Margaret Scott

Britain’s European Home

British Prime Minister David Cameron's long-awaited speech this Friday in the Netherlands may mark a turning point in the UK's position in Europe. Attempting to repatriate competences from the EU may play well in Britain’s Euro-skeptic media and parts of the Conservative Party, but it is not in the UK’s long-term interest.

BRUSSELS – British Prime Minister David Cameron's long-awaited speech on Europe, to be delivered in the Netherlands, may well mark a turning point with respect to Britain’s position within the European Union. Any attempt by the United Kingdom to repatriate powers to Westminster is likely to be a drawn-out and cumbersome negotiation. As previous experience has shown, internal discussions on constitutional competences – essentially political navel-gazing – can distract attention from the far more pressing issues of economic growth and jobs.

Attempting to revisit major parts of the acquis communautaire (the body of EU law), and picking and choosing the bits of which the UK approves, could set a dangerous precedent. Indeed, it could lead to piecemeal legislation, disintegration, and potentially the breakup of the Union. However attractive repatriation may seem on the surface, it would involve long and complex procedures – with no guarantee of a favorable outcome.

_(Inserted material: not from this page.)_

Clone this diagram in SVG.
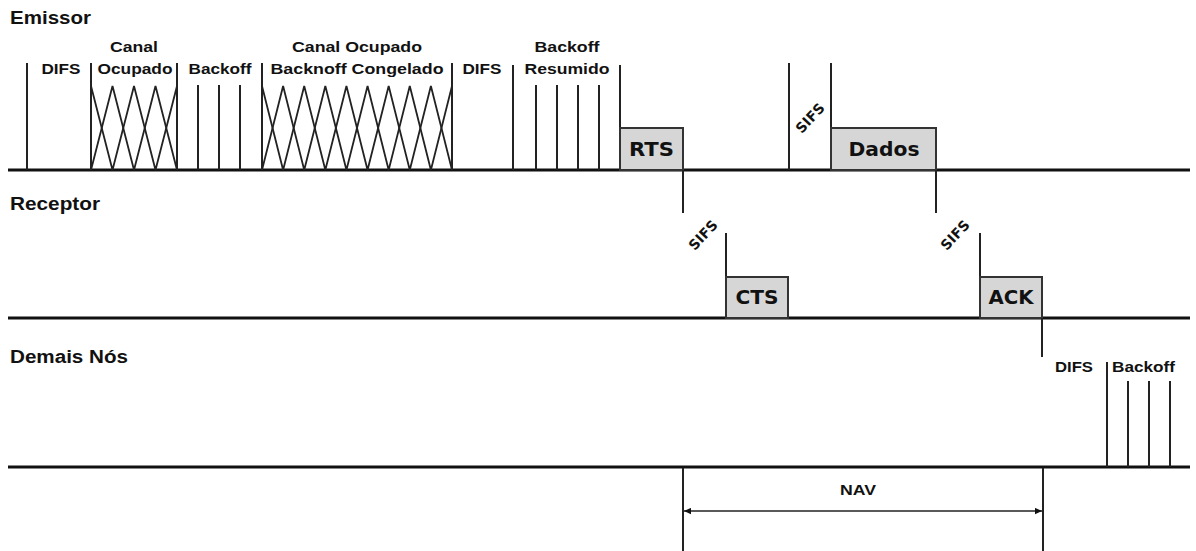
<svg xmlns="http://www.w3.org/2000/svg" width="1196" height="551" viewBox="0 0 1196 551">
<defs>
<style>
.lane{font-family:"Liberation Sans",Arial,sans-serif;font-weight:bold;font-size:18px;fill:#111}
.lbl{font-family:"Liberation Sans",Arial,sans-serif;font-weight:bold;font-size:15.5px;fill:#111}
.frm{font-family:"DejaVu Sans",Verdana,sans-serif;font-weight:bold;font-size:19px;fill:#111}
.sifs{font-family:"DejaVu Sans",Verdana,sans-serif;font-weight:bold;font-size:14px;fill:#111}
.base{stroke:#111;stroke-width:3;fill:none}
.tick{stroke:#222;stroke-width:2;fill:none}
.zz{stroke:#222;stroke-width:1.8;fill:none;stroke-linejoin:miter}
.box{fill:#d6d6d6;stroke:#333;stroke-width:2}
</style>
<marker id="ah" viewBox="0 0 10 10" refX="10" refY="5" markerWidth="8" markerHeight="7" orient="auto-start-reverse" markerUnits="userSpaceOnUse">
<path d="M0,0.5 L10,5 L0,9.5 Z" fill="#111"/>
</marker>
</defs>
<rect width="1196" height="551" fill="#fff"/>

<g id="lanes">
<line class="base" x1="8" y1="170" x2="1190" y2="170"/>
<line class="base" x1="8" y1="318" x2="1190" y2="318"/>
<line class="base" x1="8" y1="467" x2="1190" y2="467"/>
<text class="lane" x="10" y="24" textLength="81" lengthAdjust="spacingAndGlyphs">Emissor</text>
<text class="lane" x="10" y="210" textLength="90" lengthAdjust="spacingAndGlyphs">Receptor</text>
<text class="lane" x="10" y="363" textLength="118" lengthAdjust="spacingAndGlyphs">Demais Nós</text>
</g>

<g id="emissor-difs1">
<line class="tick" x1="27" y1="63" x2="27" y2="170"/>
<text class="lbl" x="61" y="74" text-anchor="middle" textLength="39" lengthAdjust="spacingAndGlyphs">DIFS</text>
</g>

<g id="emissor-canal-ocupado">
<line class="tick" x1="91" y1="63" x2="91" y2="170"/>
<line class="tick" x1="177" y1="63" x2="177" y2="170"/>
<polyline class="zz" points="91,170 112.5,86 134,170 155.5,86 177,170"/>
<polyline class="zz" points="91,86 112.5,170 134,86 155.5,170 177,86"/>
<text class="lbl" x="134" y="52" text-anchor="middle" textLength="48" lengthAdjust="spacingAndGlyphs">Canal</text>
<text class="lbl" x="135" y="74" text-anchor="middle" textLength="75" lengthAdjust="spacingAndGlyphs">Ocupado</text>
</g>

<g id="emissor-backoff">
<line class="tick" x1="198" y1="85" x2="198" y2="170"/>
<line class="tick" x1="219" y1="85" x2="219" y2="170"/>
<line class="tick" x1="240" y1="85" x2="240" y2="170"/>
<text class="lbl" x="220" y="74" text-anchor="middle" textLength="63" lengthAdjust="spacingAndGlyphs">Backoff</text>
</g>

<g id="emissor-congelado">
<line class="tick" x1="262" y1="63" x2="262" y2="170"/>
<line class="tick" x1="452" y1="63" x2="452" y2="170"/>
<polyline class="zz" points="262,170 283.11,86 304.22,170 325.33,86 346.44,170 367.56,86 388.67,170 409.78,86 430.89,170 452,86"/>
<polyline class="zz" points="262,86 283.11,170 304.22,86 325.33,170 346.44,86 367.56,170 388.67,86 409.78,170 430.89,86 452,170"/>
<text class="lbl" x="357" y="52" text-anchor="middle" textLength="130" lengthAdjust="spacingAndGlyphs">Canal Ocupado</text>
<text class="lbl" x="357" y="74" text-anchor="middle" textLength="173" lengthAdjust="spacingAndGlyphs">Backnoff Congelado</text>
</g>

<g id="emissor-difs2">
<line class="tick" x1="513" y1="65" x2="513" y2="170"/>
<text class="lbl" x="482" y="74" text-anchor="middle" textLength="39" lengthAdjust="spacingAndGlyphs">DIFS</text>
</g>

<g id="emissor-backoff-resumido">
<line class="tick" x1="536" y1="85" x2="536" y2="170"/>
<line class="tick" x1="557" y1="85" x2="557" y2="170"/>
<line class="tick" x1="578" y1="85" x2="578" y2="170"/>
<line class="tick" x1="599" y1="85" x2="599" y2="170"/>
<text class="lbl" x="567" y="52" text-anchor="middle" textLength="65" lengthAdjust="spacingAndGlyphs">Backoff</text>
<text class="lbl" x="567" y="74" text-anchor="middle" textLength="85" lengthAdjust="spacingAndGlyphs">Resumido</text>
</g>

<g id="rts">
<line class="tick" x1="620" y1="65" x2="620" y2="128"/>
<rect class="box" x="620" y="128" width="63" height="42"/>
<text class="frm" x="651.5" y="156" text-anchor="middle" textLength="45" lengthAdjust="spacingAndGlyphs">RTS</text>
</g>

<g id="emissor-sifs">
<line class="tick" x1="789" y1="63" x2="789" y2="170"/>
<text class="sifs" transform="translate(810,118) rotate(-47)" x="0" y="5" text-anchor="middle">SIFS</text>
</g>

<g id="dados">
<line class="tick" x1="831" y1="63" x2="831" y2="128"/>
<rect class="box" x="831" y="128" width="105" height="42"/>
<text class="frm" x="884" y="156" text-anchor="middle" textLength="71" lengthAdjust="spacingAndGlyphs">Dados</text>
</g>

<g id="receptor-sifs1">
<text class="sifs" transform="translate(703,235) rotate(-47)" x="0" y="5" text-anchor="middle">SIFS</text>
</g>

<g id="cts">
<line class="tick" x1="726" y1="233" x2="726" y2="277"/>
<rect class="box" x="726" y="277" width="62" height="41"/>
<text class="frm" x="757" y="304" text-anchor="middle" textLength="43" lengthAdjust="spacingAndGlyphs">CTS</text>
</g>

<g id="receptor-sifs2">
<text class="sifs" transform="translate(955,235) rotate(-47)" x="0" y="5" text-anchor="middle">SIFS</text>
</g>

<g id="ack">
<line class="tick" x1="980" y1="233" x2="980" y2="277"/>
<rect class="box" x="980" y="277" width="62" height="41"/>
<text class="frm" x="1011" y="304" text-anchor="middle" textLength="45" lengthAdjust="spacingAndGlyphs">ACK</text>
</g>

<g id="demais-difs">
<text class="lbl" x="1074" y="372" text-anchor="middle" textLength="38" lengthAdjust="spacingAndGlyphs">DIFS</text>
</g>

<g id="demais-backoff">
<line class="tick" x1="1107" y1="362" x2="1107" y2="467"/>
<line class="tick" x1="1128" y1="381" x2="1128" y2="467"/>
<line class="tick" x1="1149" y1="381" x2="1149" y2="467"/>
<line class="tick" x1="1170" y1="381" x2="1170" y2="467"/>
<text class="lbl" x="1112" y="372" textLength="63" lengthAdjust="spacingAndGlyphs">Backoff</text>
</g>

<g id="nav">
<text class="lbl" x="858" y="495" text-anchor="middle" textLength="36" lengthAdjust="spacingAndGlyphs">NAV</text>
</g>

<g id="connectors">
<line class="tick" x1="683" y1="170" x2="683" y2="213"/>
<line class="tick" x1="936" y1="170" x2="936" y2="213"/>
<line class="tick" x1="1042" y1="318" x2="1042" y2="357"/>
<line class="tick" x1="683" y1="468" x2="683" y2="551"/>
<line class="tick" x1="1043" y1="468" x2="1043" y2="551"/>
<line stroke="#222" stroke-width="1.5" x1="684" y1="511" x2="1042" y2="511" marker-start="url(#ah)" marker-end="url(#ah)"/>
</g>
</svg>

Ultimately, of course, whether to repatriate competences or exit from the EU are decisions for the British government and the British people to make. But it is my strong belief that full UK membership is in the interest of the British and Europe alike. The single market benefits the British economy enormously, and the EU remains by far the UK’s biggest trade partner, accounting for almost 50% of British exports.